Joining DePauw’s English faculty this spring semester as the Mary Rogers Field Distinguished University Professor is highly acclaimed writer, Rick Bass. He’s won numerous awards including the PEN/Nelson Algren Award for fiction, and has taught at several universities such as the University of Montana and Beloit College. Sixteen students are enrolled in his workshop, titled “Fiction and Environmental Nonfiction Workshop.” The DePauw had an opportunity to speak with Professor Bass, and this is what he had to say:

The DePauw (TDP): How was your professorship at DePauw arranged?

Rick Bass (RB): David Fields created this endowment to honor his wife, and it’s a rotating appointment where writers of different genres come in and spend a semester, just being available to students, teaching a class, a workshop in my case, and interacting with other classes as desired. It was an incredibly generous gift. And I’ve been thinking a lot about how, and I don’t mean to sound self-congratulatory, but it’s amazing how just one person’s gesture can help a school.

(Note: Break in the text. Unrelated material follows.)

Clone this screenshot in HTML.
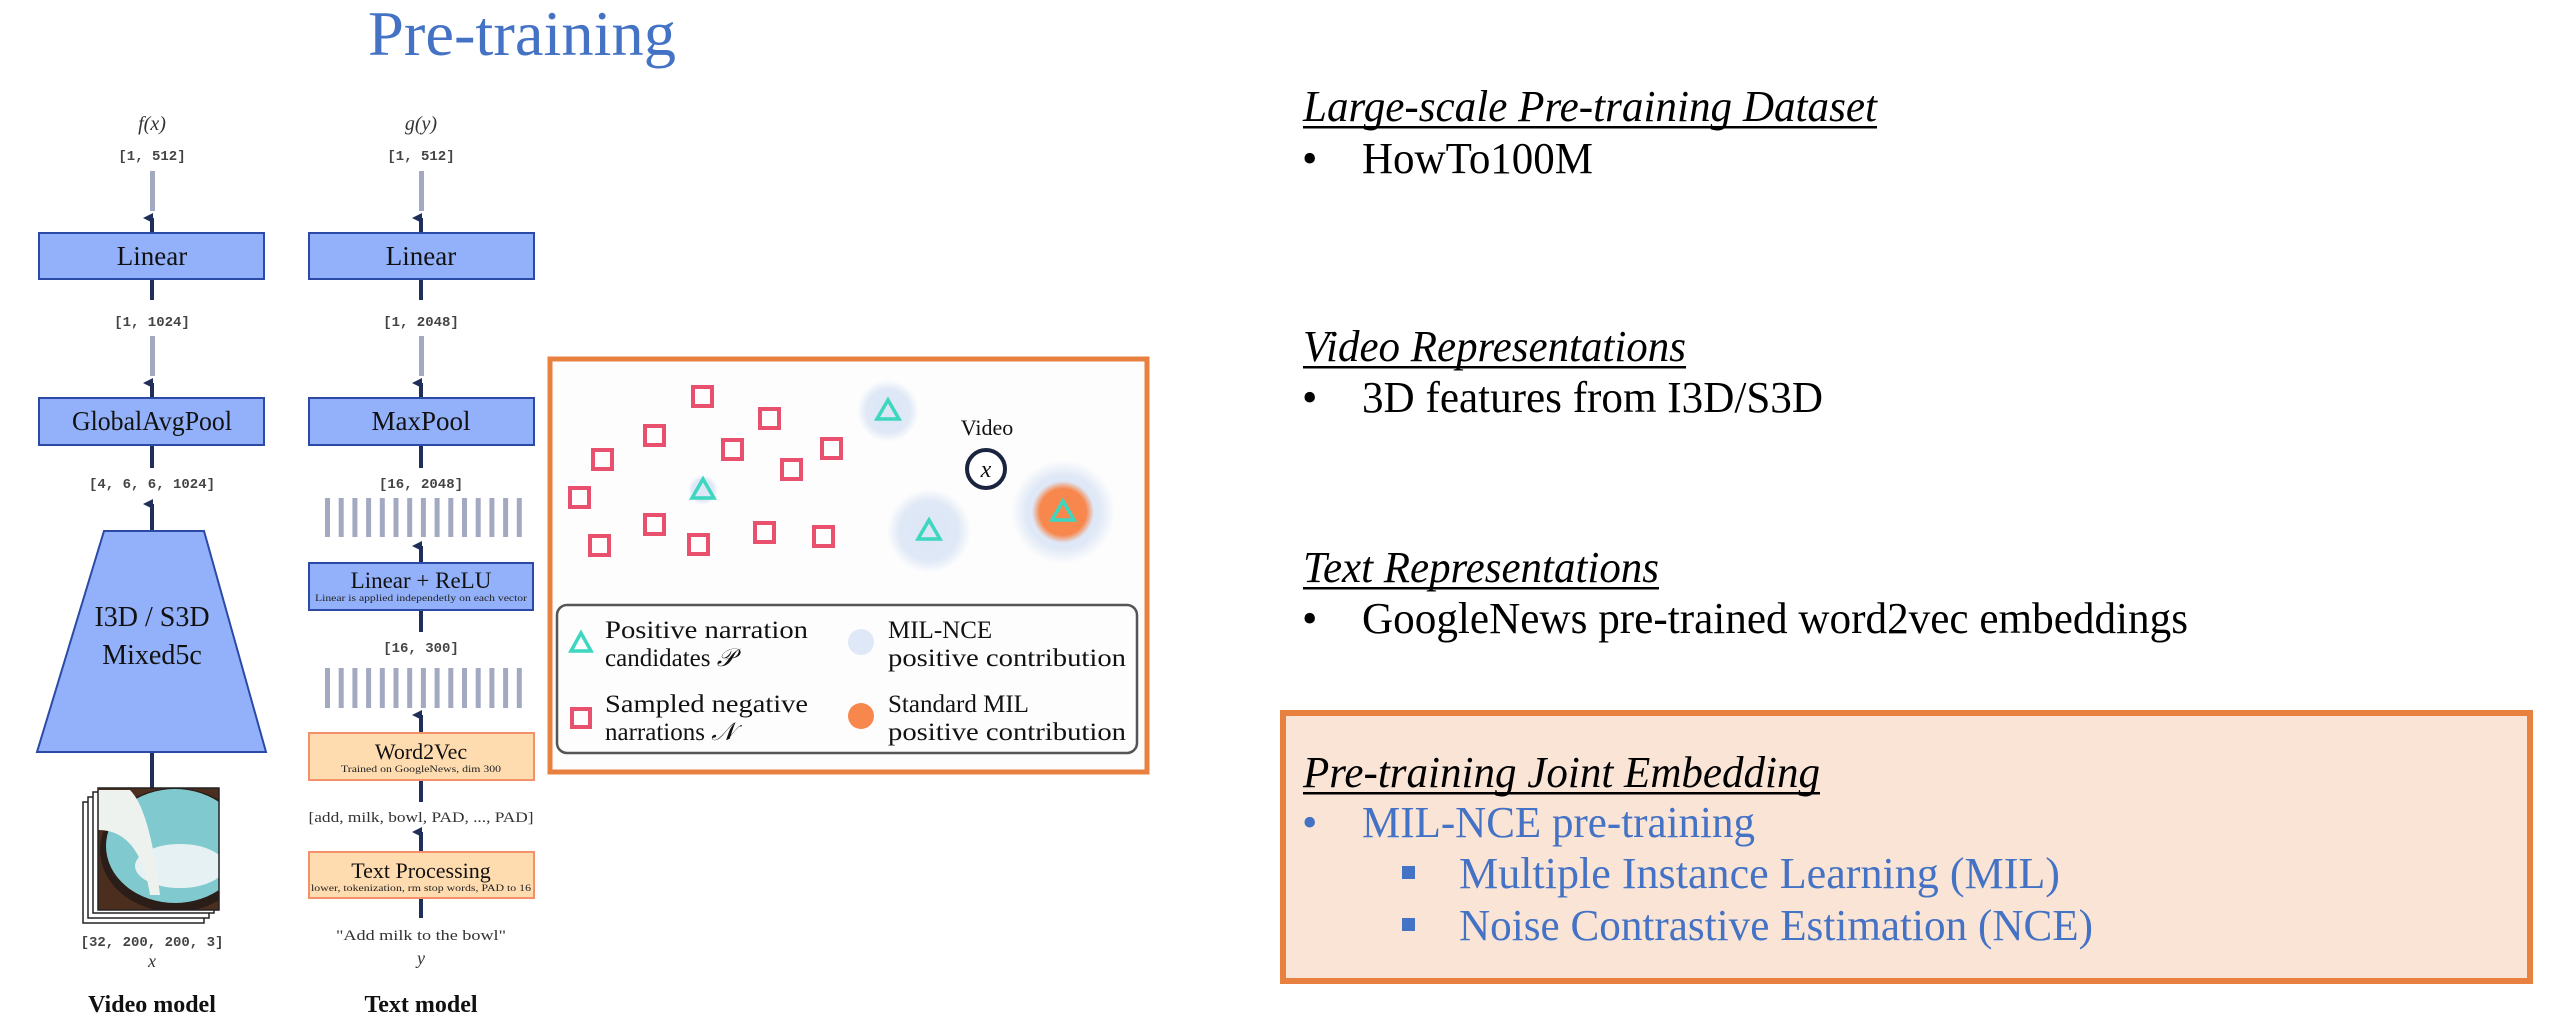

Not many schools have this kind of a gig.

TDP: What are some of your goals for the semester? 

RB: I want [the students] to improve and grow in their revision abilities, and to take joy in cutting. I would like them to become more comfortable with working off the map or off script, not knowing how a story or essay will end. I have some basic goals for them. Improving through repetition and coaching basic fundamentals, almost like a boot camp kind of thing.And then a larger more abstract goal in infusing their work with passion. There can be a tendency of younger writers to be careful when caution is not their strength, and one should always write to their strengths. 

TDP: How did your upbringing shape your writing style?

RB: I grew up in Texas, in Houston, in the suburbs. I think the simple brute geography of the place really influenced me a lot in voice and style. It’s a place that’s between two other places. It’s at the edge of the west, and yet it’s at the edge of the south. You have the whole Texas vibe going back then: the furthering frontier of the West, of the imagination, opportunity just a little farther west. And so you grow up with that mythic idea of big space, spaciousness, opportunity, independence, which of course is a myth. It’s not a reality, but it’s a storyline. Another influence is the deeply oral and stratified souther storytelling tradition. “So-and-so begat so-and-so begat so-and-so.” They just don’t get in a hurry with the stories in the South. The discursiveness, the digressiveness, the fecundity, the languor, the luxuriant prose and storytelling. 

TDP: What is at the heart of your writing?

RB: I’ve always written a lot about time and time’s relationship in human lives versus the lives of animals or the processes of geology. Our unique or singular or peculiar definition of time, the myth that we can exert some influence or control in our lives, is interesting to me. I’m interested in themes of excess and posits at every level, like a productive environment versus an environment of limited productivity. What’s the value of beauty in humans' lives under a time of duress, a time of war? I consider that a fair bit these days. What is the cost of being engaged? What is the cost of being benumbed? They are protective mechanisms either way, they are evolutionarily valuable. They are here for a reason. When should you exert your influence to step from one to the other? What are the cumulative effects of habit and routine? I don’t know. Different things, different things.